Anyway, the author is Vanity Fair editor Nina Munk, who embedded herself with the efforts of superstar economist Jeffrey Sachs to alleviate poverty in sub-Saharan Africa. It was a massive project, diverting millions of dollars in private/public aid to so-called "Millennium Villages" in order to bootstrap them out of their grinding poverty and into a new era of (at least relative) prosperity.

And… it didn't work. Or at least not as originally envisioned. You can't drop piles of money into an area and not see some important changes. But the poor are still poor, eking out a pastoral existence, subject to the whims of climate, corrupt government, and local criminals.

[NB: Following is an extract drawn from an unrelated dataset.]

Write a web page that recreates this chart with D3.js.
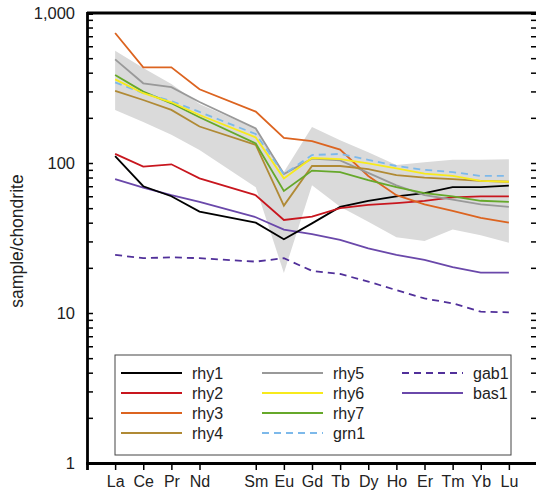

As Munk sketches out, Sachs had impeccable credentials and the best of intentions. And he wasn't above bullying donors into supporting his efforts, essentially telling them that if they didn't shell out, they were condemning millions of Africans to remain in miserable poverty. He seems to be one of those folks, like Steve Jobs or Elizabeth Holmes who could create a Reality Distortion Field while explicating their vision. (As far as fraudulence goes, Sachs lies somewhere in the middle of the Jobs-Holmes spectrum.)

Hubris was also maxed out in Sachs's case. Grand plans were conceived, only to bump into mundane reality much later. For example, let's get those African farmers to produce banana flour! Unfortunately, there wasn't much of a market for banana flour…

Sachs also butted his head against the local culture. As Deirdre McCloskey has pointed out tirelessly, capitalism (she says "trade-tested betterment") can work wonders in a culture whose values are compatible with it. Time and again, the villagers who Sachs was trying to help … demonstrated that those values were not that important to them.